I live in the woods of New Hampshire, and I believe in bad times. We have power failures for lengthy periods every year. I have resources such as power, water, food and communications to last up to four days. I thought I had the black hole syndrome thoroughly covered. Not so. In 2008, we had a terrible ice storm. Almost every home in New Hampshire was affected. I did not have power for 10 days. I predicted no events beyond four days, and I was wrong.
Another unscheduled event – this one of the software variety – was responsible for the Denver baggage handling system fiasco, which played a part in postponing the opening of the airport for almost a year. What happened? A long time ago, in the days of wooden ships and iron men, Denver decided that its new airport needed a novel baggage system. United Airlines has one of their busiest terminals in Denver. As you might expect, the baggage issue with automated vehicles was overrun in time and dollars, and never really operated correctly. United got in touch with me and asked, "Can you fix the system?" I answered, "Of course, but you’ll never hire me." "Why not?," they asked. My response: "My engineering staff would come from New England universities and Japan."
Since two of the objectives of the project were to bring technology to Denver and employ local people, they did not agree to my request. I understood that. That was not the problem. The real problem in Denver was that the software designers didn’t understand the intricacies of a baggage system. When I mentioned this on the web, many suggested that the algorithms they installed never failed, but that the designers forgot that availability of the automated carriers had to be distributed across the system at all times; not parked at a remote location. Other items, such as partial local failures of vehicles and equipment, had to be absorbed into the system without complete failure.
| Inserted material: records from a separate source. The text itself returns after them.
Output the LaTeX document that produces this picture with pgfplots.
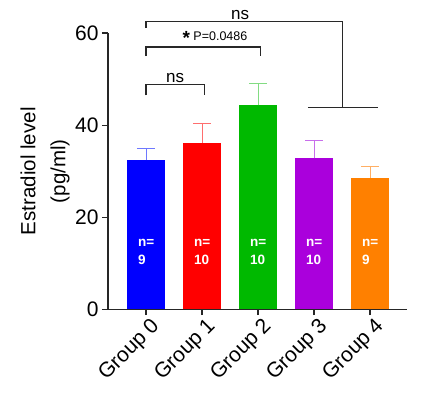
\documentclass[border=0pt]{standalone}
\usepackage{pgfplots}
\pgfplotsset{compat=1.18}
\usepackage{fontspec}
\setmainfont{Liberation Sans}
\definecolor{c0}{RGB}{0,0,255}
\definecolor{c0l}{RGB}{110,120,255}
\definecolor{c1}{RGB}{255,0,0}
\definecolor{c1l}{RGB}{255,110,110}
\definecolor{c2}{RGB}{0,185,0}
\definecolor{c2l}{RGB}{130,220,130}
\definecolor{c3}{RGB}{170,0,220}
\definecolor{c3l}{RGB}{200,110,235}
\definecolor{c4}{RGB}{255,128,0}
\definecolor{c4l}{RGB}{255,175,100}
\definecolor{br}{RGB}{40,40,40}
\begin{document}
\begin{tikzpicture}
\begin{axis}[
 scale only axis, width=299pt, height=276pt,
 xmin=-0.68, xmax=4.66, ymin=0, ymax=60,
 axis lines=left, axis line style={-, line width=1.3pt, black!85},
 ytick={0,20,40,60}, xtick={0,1,2,3,4},
 xticklabels={Group 0,Group 1,Group 2,Group 3,Group 4},
 xticklabel style={rotate=45, anchor=north east, xshift=5pt, font=\fontsize{21}{21}\selectfont},
 yticklabel style={font=\fontsize{21}{21}\selectfont},
 /pgf/number format/assume math mode=true,
 tick style={line width=1.3pt, black!85}, major tick length=6pt, tick align=outside,
 ylabel={Estradiol level\\(pg/ml)},
 ylabel style={align=center, font=\fontsize{20.5}{30}\selectfont, at={(axis description cs:-0.21,0.5)}, anchor=center},
 clip=false,
 ybar, bar width=0.68,
]
\addplot[fill=c0, draw=none, bar shift=0pt, error bars/.cd, y dir=plus, y explicit, error bar style={c0l, line width=1.1pt}, error mark options={rotate=90, mark size=9pt, line width=1.1pt, c0l}] coordinates {(0,32.4) +- (0,2.6)};
\addplot[fill=c1, draw=none, bar shift=0pt, error bars/.cd, y dir=plus, y explicit, error bar style={c1l, line width=1.1pt}, error mark options={rotate=90, mark size=9pt, line width=1.1pt, c1l}] coordinates {(1,36.1) +- (0,4.3)};
\addplot[fill=c2, draw=none, bar shift=0pt, error bars/.cd, y dir=plus, y explicit, error bar style={c2l, line width=1.1pt}, error mark options={rotate=90, mark size=9pt, line width=1.1pt, c2l}] coordinates {(2,44.3) +- (0,4.8)};
\addplot[fill=c3, draw=none, bar shift=0pt, error bars/.cd, y dir=plus, y explicit, error bar style={c3l, line width=1.1pt}, error mark options={rotate=90, mark size=9pt, line width=1.1pt, c3l}] coordinates {(3,32.8) +- (0,3.9)};
\addplot[fill=c4, draw=none, bar shift=0pt, error bars/.cd, y dir=plus, y explicit, error bar style={c4l, line width=1.1pt}, error mark options={rotate=90, mark size=9pt, line width=1.1pt, c4l}] coordinates {(4,28.5) +- (0,2.5)};
% n labels
\foreach \i/\n in {0/9,1/10,2/10,3/10,4/9}{
 \edef\tmp{\noexpand\node[white, font=\noexpand\fontsize{13.5}{18}\noexpand\selectfont\noexpand\bfseries, align=left] at (axis cs:\i,12.4) {n=\noexpand\\\n};}\tmp
}
% brackets
\draw[br, line width=1.2pt] (axis cs:0,61.1) -- (axis cs:0,62.6) -- (axis cs:3.5,62.6) -- (axis cs:3.5,43.9);
\draw[br, line width=1.2pt] (axis cs:2.89,43.9) -- (axis cs:4.14,43.9);
\node[anchor=south, inner sep=1pt, font=\fontsize{17}{17}\selectfont] at (axis cs:1.68,62.6) {ns};
\draw[br, line width=1.2pt] (axis cs:0,55.0) -- (axis cs:0,57.0) -- (axis cs:2.04,57.0) -- (axis cs:2.04,55.0);
\node[anchor=south, inner sep=2pt, font=\fontsize{12.5}{13}\selectfont] at (axis cs:1.23,57.0) {{\fontsize{19}{19}\selectfont\bfseries\raisebox{-4pt}{*}}\ P=0.0486};
\draw[br, line width=1.2pt] (axis cs:0,46.5) -- (axis cs:0,48.9) -- (axis cs:1.05,48.9) -- (axis cs:1.05,46.5);
\node[anchor=south, inner sep=1pt, font=\fontsize{17}{17}\selectfont] at (axis cs:0.52,48.9) {ns};
\path (rel axis cs:-0.361,-0.301) rectangle (rel axis cs:1.120,1.120);
\end{axis}
\end{tikzpicture}
\end{document}
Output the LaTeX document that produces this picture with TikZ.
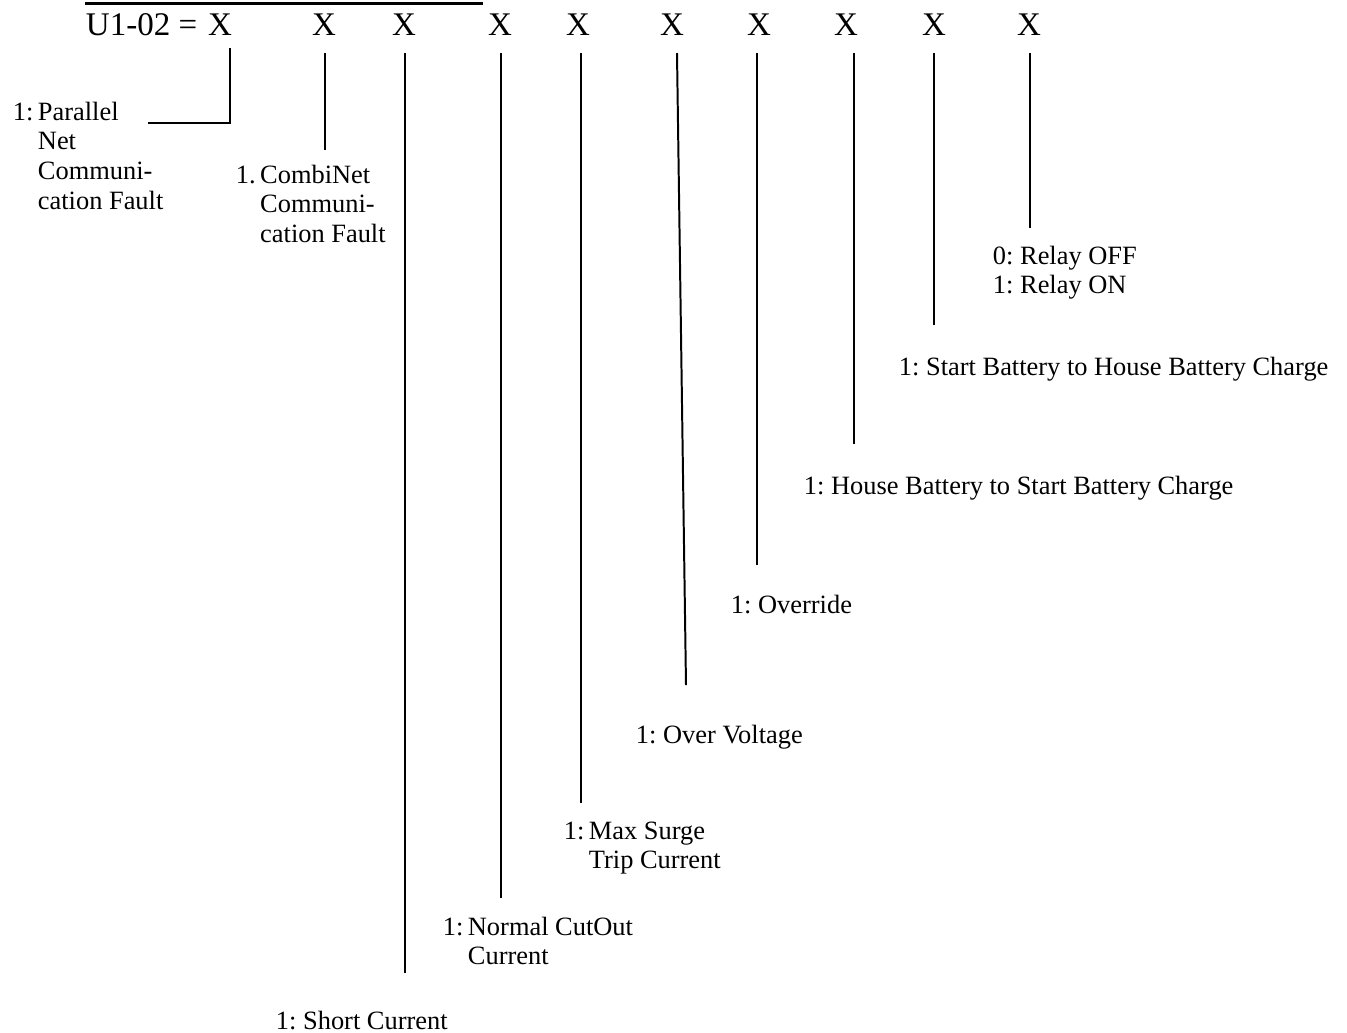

Other technology black swan examples include the Titanic, the Hindenburg and the Chernobyl disaster. On the software side, black swans include the 1962 Mariner space probe, the 1982 Soviet gas pipeline, the 1993 Pentium floating-point division flaw, and the 1998 AT&T network outage.
Unscheduled events happen continuously, but seldom, if ever, repeat themselves. I examined the last 50 years of my design efforts. Only one job had no unscheduled events. Every engineer worth his salt knows that whatever he has done has Murphy lurking over his shoulder. We tend to underestimate the amount of luck needed and overestimate our skills for any project. We have the illusion of control over complex systems where the black swans are inevitable and unmanageable.
Taleb has some simple rules. Some of these sound like black humour, but they get the point across: Don’t make a large, single function system; keep the systems small so that any collapse occurs locally; it is okay to make a small system fragile, as long as it doesn’t collapse the entire complex. He suggests that you don’t drive a school bus blindfolded; don’t use incentive awards; and don’t give children sticks of dynamite, even if they have a warning sticker.
Some of Morley’s rules are: It’s okay to be smart; freedom is an illusion; accountants and lawyers give advice, not permission; the devil is not in the details; and adapt or die.
Black Swans are, by definition, impossible to predict. A system provides no way to fail gracefully, and then we repeat the errors in the next design.
This is a revolution, not of technology, but of ideas. Almost none of the great innovations came from planning. I strongly recommend you read The Black Swan – a difficult read, but worth the effort. As with all silver bullets, this is not the only answer, but one that should be in your toolbox.
What does this mean for control systems and management? It means that Lean, by itself, is bad, because there are no assets available to recover after the swan lays an egg. Assets should be available so that recovery is quick and robust. Systems should be small, local systems loosely connected into the whole. When we drive a car on a long trip, we naturally react to asset management. In the trunk we put duct tape, WD-40, a Leatherman, cable ties and a flashlight. And when an accident happens, we should not blame other people. They just happen. Deal with it.